Day By Day

Sunday, April 29, 2007

Steyn on Support for the War

He writes:

The Defeaticrats are being opportunist: They think they can calibrate the precise degree of U.S. defeat in Mesopotamia that will bring victory for them in Ohio and Florida. Contemptible as this is, it wouldn't be possible had the administration not lost the support of many of the American people over this war. The losses are devastating for the individuals' families but they are historically among the lowest in any conflict this nation or any other has fought. So I don't believe the nightly plume of smoke over Baghdad on the evening news explains the national disenchantment. Rather, the mission as framed by the president -- help the Iraqi people build a free and stable Iraq -- is simply not accepted by the American people.

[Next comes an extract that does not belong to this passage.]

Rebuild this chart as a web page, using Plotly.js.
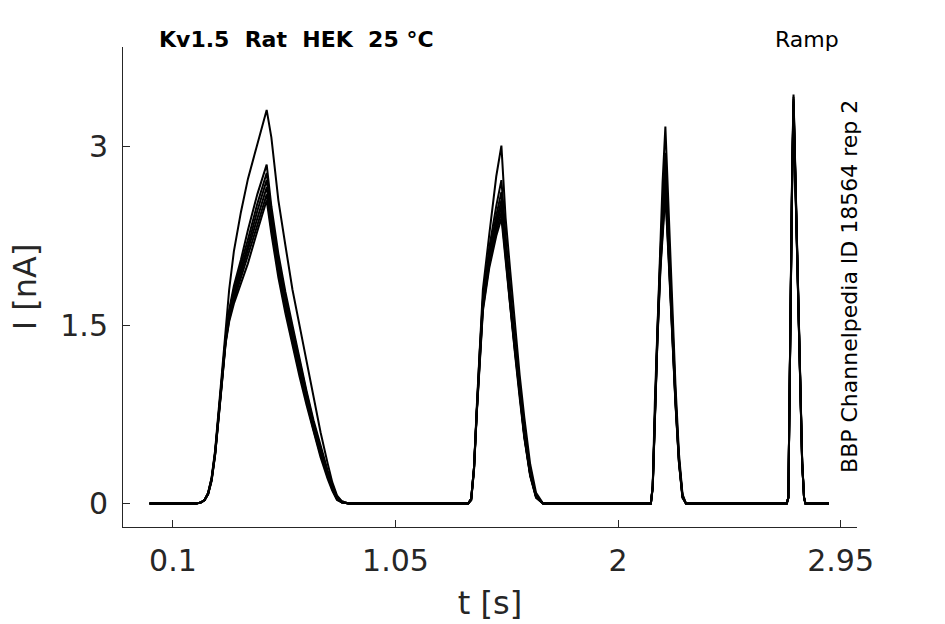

On the right, between the unrealpolitik "realists" and the "rubble doesn't cause trouble" isolationists and the hit-'em-harder-faster crowd, the president has fewer and fewer takers for a hunkered-down, defensive, thankless semi-colonial policing operation. Regardless of how it works on the ground, it has limited appeal at home. Meanwhile, the leftists don't accept it because, while they're fond of "causes," they dislike those that require meaningful action: Ask Tibetans about how effective half a century of America's "Free Tibet" campaign has been; or ask Darfuris, assuming you can find one still breathing, how the left's latest fetishization is going from their perspective:

"On Sunday, April 29, Salt Lake Saves Darfur invites the greater Salt Lake community of compassion to join with us as we honor the fallen and suffering Darfuris in a day of films, discussion and dance with a Sudanese dance troupe."

Marvelous!

Read Steyn's column here.

He's right. Democrats have behaved despicably in this matter, but the administration has failed to rally the American people behind a righteous cause. Too late the Bushies have realized that effective governance in this media-saturated world, is essentially and always a political enterprise. You have to choose a policy that will be an easy sell, then you have to sell it and keep selling and keep selling and keep selling. Bill Clinton, for all his faults, knew that.